Discussion in 'Frontpage news' started by BetA, Feb 8, 2015.
uke2: yay, expect more dumb´d down Games in teh future..
Idiocrazy, here we come...:bang:
If you still need to learn how to play BF... you still need to learn how to play an FPS tbfh. Except for the chopper/jet pilotting, that's about the only exception.
I go in the options menu for every new game I play. It's the FIRST thing I do. I bind actions to buttons that I find logical and stick with them. It also gives me a hint and a clue about gameplay before even remotely clicking "Play Game".
But then again we live in a society where no one bothers to read a manual if need be.
The average consumer...
All so true... been running custom keyboard layouts since Rocket Arena.
This will ultimately lead to less needed 'skill' to play EA games, and we'll see many, many titles optimized for brainded f*cks.
It's just ****ing EA. Ignore them and their games unless you really need FIFA and Battlefield.
LMAO are they kidding me?
Just add god mode to every game even for mp and be done with it
So the next BF game will have a pay to learn DLC. Give EA £5 learn how to play instantly. Basically the DLC removes all button commands and leaves you with just the X button, when you press it it flashes up on the screen 'YOU WIN' and that's the game finished. Takes seconds to learn but months to master!
I'm going to be devil's advocate and say this can work. Entry level children video games on consoles are rare, let alone entry level adult games. If this statement means we still get our hard games and we make some easier, simpler games as well, then I don't see the issue.
There is nothing wrong with expanding the market, make video games just as second nature as movies are to the public.
This goes for everything. Ideally, you don't go straight to the major leagues, you start with T-Ball. The existence of T-Ball does nothing to threaten the major leagues, except possibly add more major league players as they get better and move up.

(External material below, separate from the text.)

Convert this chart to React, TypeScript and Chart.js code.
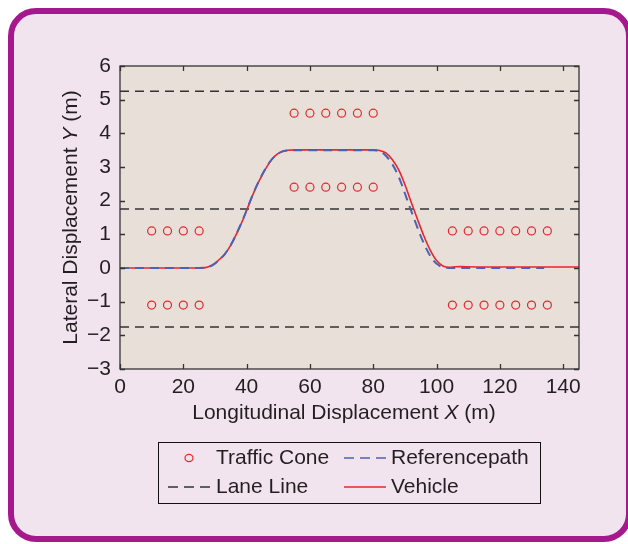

sounds like the want to downgrade pc USERS to 4 button console users (less work for them and very limited games for us)
Heh since when has has any of EA's sports titles have been hard to learn? To me sports games should be the easiest to learn. I though games now a days have some sort of tutorial with it.
EA-DICE is probably the most shameless company in the industry. Just go read what their own employees say about what drives their game development decisions, and then try to justify buying their *beep* again.
Right. And almost any game could use more UI refinement (not dumbing down, just making UI navigation more intuitive) as our culture changes. But I doubt that's the kind of mindset that's guiding EA.
I get that you are just playing devil's advocate but just to stay on point, the way EA has handled much of its IP, it doesn't leave me with confidence to believe that EA is actually considering widening it's options like you suggest. It's probably talking about shifting existing IP, trying to double dip on "brand recognition" of more hardcore franchises and "ease of entry" that will wipe the characteristics of said franchises.
I bet they'll win the golden poo award again this year.
its just depressing, I remember how complex and interesting was playing games like nfs underground 2 with so many tweaks and things to explore, fast forward to 2015 and as soon as you open the game you're free running with a stock car which randomly changes the entire paint job every time you pass by a building
EA games, its in the ass.
This article provides a great insight on hardcore games. The author focused on racing (using Mario Kart as an example of hardcore racing game), but it can be extrapolated to all genres.
It's possible to make games that are relatively easy to start, and still appealing to hardcore gamers. The problem is that hardcore gamers are a really bad target group for publishers, as they tend to spend more time with less number of games, usually only 1-2.
If you play a campaign in Starcraft, it lets you learn this game, but there's a lot of room for competitive pro gaming. In Diablo 3, a friend of mine managed to pick up game pretty easily, and complete the 1st act, when it was the 1st "real" computer game she played. In the very same game, playing at higher difficulty levels (like Rift 50+), requires a lot of dedication, skill, and is rewarding in terms of team play satisfaction.
I can agree that the games should be easy to pick up, but they shouldn't be dumbed down. In most cases, if after 2 hours in game, you still don't get how to use it, the devs failed. It's ok if you're still not comfortable with game controls and mechanics after that time, but you should get the basics in 15-30 minutes, unless it's a game as complex and difficult to be introduced to as Civilization series. At the same time, if after 2 hours with game, you can hardly see any room for improvements in terms of your skills, the devs failed too. There are some exceptions too, like story-based games eg Walking Dead series.
Actually, more like this:
Ubisoft have that one in the bag this year.
Golden poo award hahahaahh rofl. Hilarious dudes.
Expect all EA and Ubi games to eventually come with 5 buttons configs on all their games and across all platforms, fire, buy DLC, buy season, buy microtransactions, buy pre-order. lol
See I thought newer games were easier, gave rewards more, more handicaps, and doesn't actually rely too much on skill. Just "perks" that give "skills." Where as you have older games like 1942 for example, or let's just boil it down to rail shooters such as Quake.